Né en 1962, Yann Layma a été le photographe du président français de l'époque François Mitterrand au palais de l'Elysée pendant un an, en 1984. En raison de sa contribution de premier plan aux échanges culturels sino-français, M. Layma a été décoré de la Légion d'honneur.

Depuis plus de 30 ans, il a parcouru les montagnes et les rivières chinoises et y a pris plus de 600 000 photos. Il y a effectué plus de 60 reportages photographiques, et a pu constater de nombreux changements dans la vie de ses sujets.

L'ethnie Dong vit au bord des montagnes et des rivières, avec une culture riche et spécifique qui s'est transmise de génération en génération. C'est en 1988 que Yann Layma a visité leur région pour la première fois. Un grand nombre de ses photographies de cette ethnie ont fait sensation sur la scène internationale, faisant de Sanjiang dans le Guangxi et de Liping dans le Guizhou lieux fréquentés par les touristes et les anthropologues étrangers.

"A cette époque, il n'y avait aucune information ni recherche sur l'ethnie Dong dans le monde occidental, et même le nom de "Dong" n'était pas connu. Cela a d'autant plus attisé ma curiosité. A l'époque, j'avais déjà fait des recherches en Chine, mais j'avais obtenu très peu d'information sur le sujet. J'ai donc décidé d'entreprendre un voyage chez les Dong", a poursuivi le photographe français de renom.

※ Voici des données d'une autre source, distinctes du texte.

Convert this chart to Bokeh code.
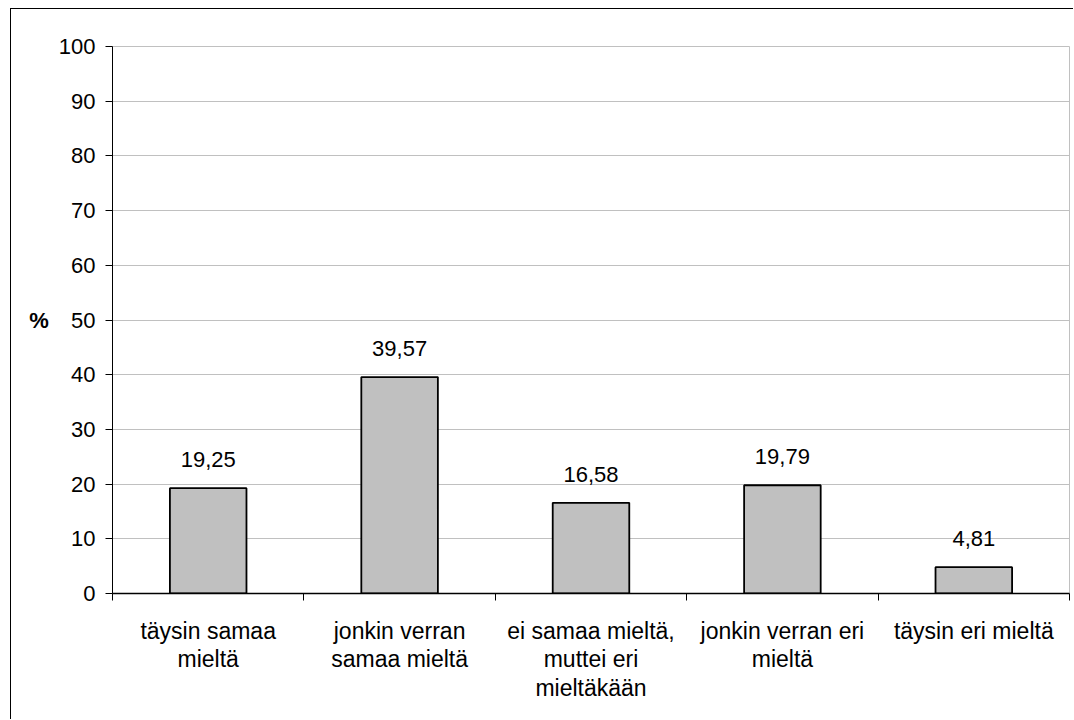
from bokeh.plotting import figure
from bokeh.models import ColumnDataSource, Range1d, FixedTicker, LabelSet
from bokeh.core.properties import value
from bokeh.embed import file_html
from bokeh.resources import INLINE
import numpy as np

categories = ["täysin samaa\nmieltä", "jonkin verran\nsamaa mieltä",
              "ei samaa mieltä,\nmuttei eri\nmieltäkään",
              "jonkin verran eri\nmieltä", "täysin eri mieltä"]
values = [19.25, 39.57, 16.58, 19.79, 4.81]
y_ticks = [0, 10, 20, 30, 40, 50, 60, 70, 80, 90, 100]

FONT = "Liberation Sans"

pos = np.arange(len(categories)) + 0.5
src = ColumnDataSource(dict(x=pos, top=values,
                            lab=[f"{v:.2f}".replace(".", ",") for v in values]))

p = figure(width=1063, height=711, output_backend="svg", toolbar_location=None,
           x_range=Range1d(0, len(categories)), y_range=Range1d(0, 100),
           min_border_left=101, min_border_right=5, min_border_top=37,
           min_border_bottom=127)
p.styles = {"margin-left": "10px", "margin-top": "8px",
            "border-left": "1px solid black", "border-top": "1px solid black"}

p.vbar(x="x", top="top", width=0.4, source=src, fill_color="#c0c0c0",
       line_color="black", line_width=1.8)

labels = LabelSet(x="x", y="top", text="lab", source=src, text_align="center",
                  text_baseline="alphabetic", y_offset=21, text_font=value(FONT),
                  text_font_size="22px", text_color="black")
p.add_layout(labels)

# grid / outline
p.xgrid.grid_line_color = None
p.ygrid.grid_line_color = "#c0c0c0"
p.ygrid.ticker = FixedTicker(ticks=y_ticks)
p.outline_line_color = "#c0c0c0"

# y axis
ya = p.yaxis[0]
ya.ticker = FixedTicker(ticks=y_ticks)
ya.major_tick_out = 7
ya.major_tick_in = 0
ya.minor_tick_line_color = None
ya.axis_line_color = "black"
ya.major_tick_line_color = "black"
ya.major_label_text_font = FONT
ya.major_label_text_font_size = "22px"
ya.major_label_text_color = "black"
ya.major_label_standoff = 10
ya.axis_label = "%"
ya.axis_label_orientation = "horizontal"
ya.axis_label_text_font = FONT
ya.axis_label_text_font_size = "22px"
ya.axis_label_text_font_style = "bold"
ya.axis_label_text_color = "black"
ya.axis_label_standoff = 7

# x axis
xa = p.xaxis[0]
xa.ticker = FixedTicker(ticks=list(pos), minor_ticks=list(range(len(categories) + 1)))
xa.major_label_overrides = {float(x): c for x, c in zip(pos, categories)}
xa.major_tick_line_color = None
xa.minor_tick_line_color = "black"
xa.minor_tick_out = 7
xa.minor_tick_in = 0
xa.axis_line_color = "black"
xa.axis_line_width = 1.3
xa.major_label_text_font = FONT
xa.major_label_text_font_size = "23px"
xa.major_label_text_color = "black"
xa.major_label_text_line_height = 1.1
xa.major_label_standoff = 17

open("out.html", "w").write(file_html(p, INLINE))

"Un soir, alors que je traversais la Seine dans le centre de Paris, j'ai proposé à mon meilleur ami Simon Pradinas d'aller ensemble dans la communauté des Dong. Il pourrait faire un film, écrire quelque chose pour un magazine, peut-être aussi un livre. Il a immédiatement accepté, prêt à se lancer dans une toute nouvelle aventure", se rappelle-t-il.

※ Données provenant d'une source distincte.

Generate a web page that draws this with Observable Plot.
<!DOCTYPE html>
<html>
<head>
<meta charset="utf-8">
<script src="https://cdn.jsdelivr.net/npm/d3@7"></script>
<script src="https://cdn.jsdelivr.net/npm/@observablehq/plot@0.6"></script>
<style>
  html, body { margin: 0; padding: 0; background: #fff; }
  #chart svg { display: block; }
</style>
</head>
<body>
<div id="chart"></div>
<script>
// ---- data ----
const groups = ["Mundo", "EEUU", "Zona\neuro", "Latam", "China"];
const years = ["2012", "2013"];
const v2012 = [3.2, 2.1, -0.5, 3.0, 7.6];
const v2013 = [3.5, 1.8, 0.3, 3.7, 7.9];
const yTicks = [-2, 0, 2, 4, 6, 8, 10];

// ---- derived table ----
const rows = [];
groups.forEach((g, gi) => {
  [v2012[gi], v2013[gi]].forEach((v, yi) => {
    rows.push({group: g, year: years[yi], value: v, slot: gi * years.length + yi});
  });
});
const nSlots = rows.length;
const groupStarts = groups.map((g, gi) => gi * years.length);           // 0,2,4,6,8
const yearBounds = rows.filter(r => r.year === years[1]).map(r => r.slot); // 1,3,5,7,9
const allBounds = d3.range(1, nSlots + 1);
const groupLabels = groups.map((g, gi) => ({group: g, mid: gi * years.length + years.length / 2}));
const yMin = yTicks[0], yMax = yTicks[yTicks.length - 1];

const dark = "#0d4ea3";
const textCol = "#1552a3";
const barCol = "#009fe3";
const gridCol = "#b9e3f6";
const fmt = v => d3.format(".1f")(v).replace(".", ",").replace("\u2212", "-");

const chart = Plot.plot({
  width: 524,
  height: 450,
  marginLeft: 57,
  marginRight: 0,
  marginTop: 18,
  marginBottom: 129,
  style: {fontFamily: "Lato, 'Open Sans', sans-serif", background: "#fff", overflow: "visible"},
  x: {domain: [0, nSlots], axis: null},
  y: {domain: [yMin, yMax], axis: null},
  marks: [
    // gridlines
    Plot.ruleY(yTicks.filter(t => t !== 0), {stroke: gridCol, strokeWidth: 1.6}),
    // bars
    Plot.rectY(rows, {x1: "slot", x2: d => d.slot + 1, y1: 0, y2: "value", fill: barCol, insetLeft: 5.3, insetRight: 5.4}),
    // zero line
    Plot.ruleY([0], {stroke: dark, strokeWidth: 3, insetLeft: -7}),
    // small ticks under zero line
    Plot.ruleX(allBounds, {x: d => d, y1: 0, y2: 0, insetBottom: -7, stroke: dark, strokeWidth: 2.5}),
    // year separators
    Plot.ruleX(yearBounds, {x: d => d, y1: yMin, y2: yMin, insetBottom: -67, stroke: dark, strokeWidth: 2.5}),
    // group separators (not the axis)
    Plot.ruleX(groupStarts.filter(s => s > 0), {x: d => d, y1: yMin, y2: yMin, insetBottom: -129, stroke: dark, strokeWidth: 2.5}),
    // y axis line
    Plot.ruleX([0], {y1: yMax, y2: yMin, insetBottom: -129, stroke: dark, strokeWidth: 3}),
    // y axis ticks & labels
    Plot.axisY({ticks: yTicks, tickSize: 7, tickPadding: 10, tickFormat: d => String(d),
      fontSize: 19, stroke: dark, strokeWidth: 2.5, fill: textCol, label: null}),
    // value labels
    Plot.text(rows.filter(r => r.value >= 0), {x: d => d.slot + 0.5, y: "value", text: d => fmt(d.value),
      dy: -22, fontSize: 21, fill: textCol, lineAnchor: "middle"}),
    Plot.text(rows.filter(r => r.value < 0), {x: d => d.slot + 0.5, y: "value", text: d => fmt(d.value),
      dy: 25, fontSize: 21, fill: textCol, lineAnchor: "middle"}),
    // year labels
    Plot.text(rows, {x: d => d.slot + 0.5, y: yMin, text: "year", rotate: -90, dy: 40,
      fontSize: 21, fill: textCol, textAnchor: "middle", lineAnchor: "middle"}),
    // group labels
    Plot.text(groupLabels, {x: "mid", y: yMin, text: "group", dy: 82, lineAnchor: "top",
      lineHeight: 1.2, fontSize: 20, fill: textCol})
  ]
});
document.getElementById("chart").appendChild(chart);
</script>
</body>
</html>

"De Guilin à la région de Sanjiang, le transport est peu pratique. Nous avons loué un véhicule utilitaire à l'ancienne. Après une longue journée, nous sommes allés au village Tangchao et quelques d'autres villages de la communauté des Dong. Il a fallu beaucoup de temps pour parcourir le chemin sinueux en montagne".

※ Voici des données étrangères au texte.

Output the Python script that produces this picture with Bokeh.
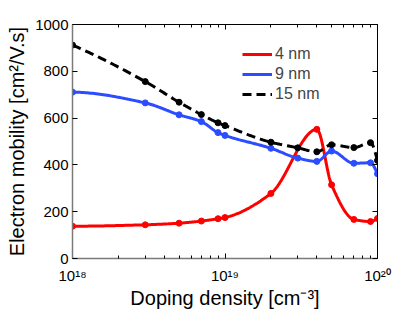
import numpy as np
from bokeh.plotting import figure
from bokeh.models import (LinearAxis, LogAxis, FixedTicker, Legend, LegendItem,
                          Range1d)
from bokeh.embed import file_html
from bokeh.resources import INLINE

# ---- data ----
doping_4nm = [1e18, 3e18, 5e18, 7e18, 9e18, 1e19, 2e19, 4e19, 5e19, 7e19, 9e19, 1e20]
mob_4nm = [138, 144, 151, 160, 170, 175, 278, 552, 315, 167, 158, 171]

doping_9nm = [1e18, 3e18, 5e18, 7e18, 9e18, 1e19, 2e19, 3e19, 4e19, 5e19, 7e19, 9e19, 1e20]
mob_9nm = [711, 665, 614, 585, 538, 526, 471, 429, 415, 459, 407, 409, 362]

doping_15nm = [1e18, 3e18, 5e18, 7e18, 9e18, 1e19, 2e19, 3e19, 4e19, 5e19, 7e19, 9e19, 1e20]
mob_15nm = [912, 756, 668, 615, 580, 568, 497, 473, 456, 486, 474, 495, 419]

x_major = [1e18, 1e19, 1e20]
x_labels = ["10\u00b9\u2078", "10\u00b9\u2079", "10\u00b2\u2070"]
y_ticks = [0, 200, 400, 600, 800, 1000]

FONT = "Liberation Sans"


def pchip_curve(xs, ys, n=40):
    """Shape-preserving cubic curve through the points, in log10(x)."""
    lx = np.log10(np.asarray(xs, float))
    y = np.asarray(ys, float)
    h = np.diff(lx)
    d = np.diff(y) / h
    m = np.zeros_like(y)
    for k in range(1, len(y) - 1):
        if d[k - 1] * d[k] > 0:
            w1 = 2 * h[k] + h[k - 1]
            w2 = h[k] + 2 * h[k - 1]
            m[k] = (w1 + w2) / (w1 / d[k - 1] + w2 / d[k])
    def end(h0, h1, d0, d1):
        s = ((2 * h0 + h1) * d0 - h0 * d1) / (h0 + h1)
        if np.sign(s) != np.sign(d0):
            s = 0.0
        elif np.sign(d0) != np.sign(d1) and abs(s) > abs(3 * d0):
            s = 3 * d0
        return s
    m[0] = end(h[0], h[1], d[0], d[1])
    m[-1] = end(h[-1], h[-2], d[-1], d[-2])
    ox, oy = [], []
    for k in range(len(y) - 1):
        t = np.linspace(0, 1, n, endpoint=(k == len(y) - 2))
        h00 = 2 * t**3 - 3 * t**2 + 1
        h10 = t**3 - 2 * t**2 + t
        h01 = -2 * t**3 + 3 * t**2
        h11 = t**3 - t**2
        ox.extend(lx[k] + t * h[k])
        oy.extend(h00 * y[k] + h10 * h[k] * m[k] + h01 * y[k + 1] + h11 * h[k] * m[k + 1])
    return [float(v) for v in 10 ** np.array(ox)], [float(v) for v in oy]


p = figure(x_axis_type="log", x_range=Range1d(1e18, 1e20), y_range=Range1d(0, 1000),
           frame_width=305, frame_height=234,
           min_border_left=72, min_border_right=30, min_border_top=24, min_border_bottom=48,
           output_backend="svg", toolbar_location=None, background_fill_color="white",
           border_fill_color="white")
p.outline_line_color = "black"
p.outline_line_width = 1
p.grid.visible = False

red = "#ff0000"
blue = "#2b4cff"
black = "#000000"

series = [
    (doping_4nm, mob_4nm, red, "solid", "4 nm"),
    (doping_9nm, mob_9nm, blue, "solid", "9 nm"),
    (doping_15nm, mob_15nm, black, "9 5", "15 nm"),
]
items = []
for xs, ys, col, dash, lab in series:
    cx, cy = pchip_curve(xs, ys)
    r = p.line(cx, cy, line_color=col, line_width=3, line_dash=dash)
    p.scatter(xs, ys, size=6, fill_color=col, line_color=col)
    items.append(LegendItem(label=lab, renderers=[r]))

legend = Legend(items=items, location=(170, 154), padding=0, margin=0, spacing=0,
                glyph_width=30, glyph_height=20, label_standoff=3,
                label_text_font=FONT, label_text_font_size="16px",
                border_line_color=None, background_fill_alpha=0)
p.add_layout(legend)

minor = [k * 10.0**e for e in (18, 19) for k in range(2, 10)]

xa = p.xaxis[0]
xa.ticker = FixedTicker(ticks=x_major, minor_ticks=minor)
xa.major_label_overrides = dict(zip(x_major, x_labels))
xa.axis_label = "Doping density [cm\u207b\u00b3]"

ya = p.yaxis[0]
ya.ticker = FixedTicker(ticks=y_ticks)
ya.axis_label = "Electron mobility [cm\u00b2/V.s]"

for ax in (xa, ya):
    ax.axis_line_color = "#7a7a7a"
    ax.axis_line_width = 1.5
    ax.major_tick_in = 5
    ax.major_tick_out = 0
    ax.minor_tick_in = 3
    ax.minor_tick_out = 0
    ax.major_tick_line_color = "black"
    ax.minor_tick_line_color = "black"
    ax.major_label_text_font = FONT
    ax.major_label_text_font_size = "15px"
    ax.major_label_text_color = "black"
    ax.axis_label_text_font = FONT
    ax.axis_label_text_font_size = "20px"
    ax.axis_label_text_font_style = "normal"
    ax.axis_label_text_color = "black"

xa.major_label_standoff = 8
xa.axis_label_standoff = 0
ya.major_label_standoff = 4
ya.axis_label_standoff = 4
ya.minor_tick_line_color = None

top = LogAxis(ticker=FixedTicker(ticks=x_major, minor_ticks=minor))
right = LinearAxis(ticker=FixedTicker(ticks=y_ticks))
for ax in (top, right):
    ax.major_label_text_font_size = "1px"
    ax.major_label_text_alpha = 0
    ax.major_label_standoff = 0
    ax.axis_line_color = "black"
    ax.major_tick_in = 5
    ax.major_tick_out = 0
    ax.minor_tick_in = 3
    ax.minor_tick_out = 0
    ax.major_tick_line_color = "black"
    ax.minor_tick_line_color = "black"
right.minor_tick_line_color = None
p.add_layout(top, "above")
p.add_layout(right, "right")

open("out.html", "w").write(file_html(p, INLINE))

La construction d'autoroutes a considérablement amélioré la vie locale, surtout après l'an 2 000. "Il est vrai que de grands changements ont eu lieu dans la région. Je suis très heureux de voir que leur vie s'est améliorée. Lorsque j'y suis allé récemment, l'hôtel était grand et agréable. Il y a 30 ans, là-bas, il n'y avait pas vraiment d'hôtels décents pour les voyageurs".

"Je m'intéresse plutôt à la préservation de la culture locale. Il existe une opposition entre la modernisation et la préservation de la culture". Selon M. Layma, la région a également fait des efforts et de nombreux bâtiments en bois caractéristiques sont toujours debout. Certains villageois chantent dans les maisons traditionnelles en costumes ethniques et se produisent pour les touristes.

139912168_16195941183741n.jpg

Vue aérienne de Tangchao, un village du comté autonome Dong de Sanjiang, dans la région autonome Zhuang du Guangxi (sud), le 16 mars 2021. (Xinhua/Cao Yiming)

En 2018, M. Layma est retourné prendre des photos dans la communauté des Dong. Il a été surpris par les énormes changements dans la région et les villageois qu'il avait rencontrés à l'époque lui ont manqué.

Pendant des décennies, il a photographié des femmes à l'air fatigué en train de se reposer sur le bord de la route, des étudiants dans des dortoirs de l'Université de Beijing, des voitures à siège rigide de trains de longue distance ... Bref, la vie quotidienne et les émotions de Chinois, les petits détails qui échappent à l'observateur inattentif mais pas à l'objectif de Yann Layma, nous reliant au passé d'une manière ou d'une autre.

Même aujourd'hui, le photographe français retourne souvent, en rêve, au village des Dong, pour contempler les montagnes, les rivières et les gens qu'il a vus il y a 30 ans.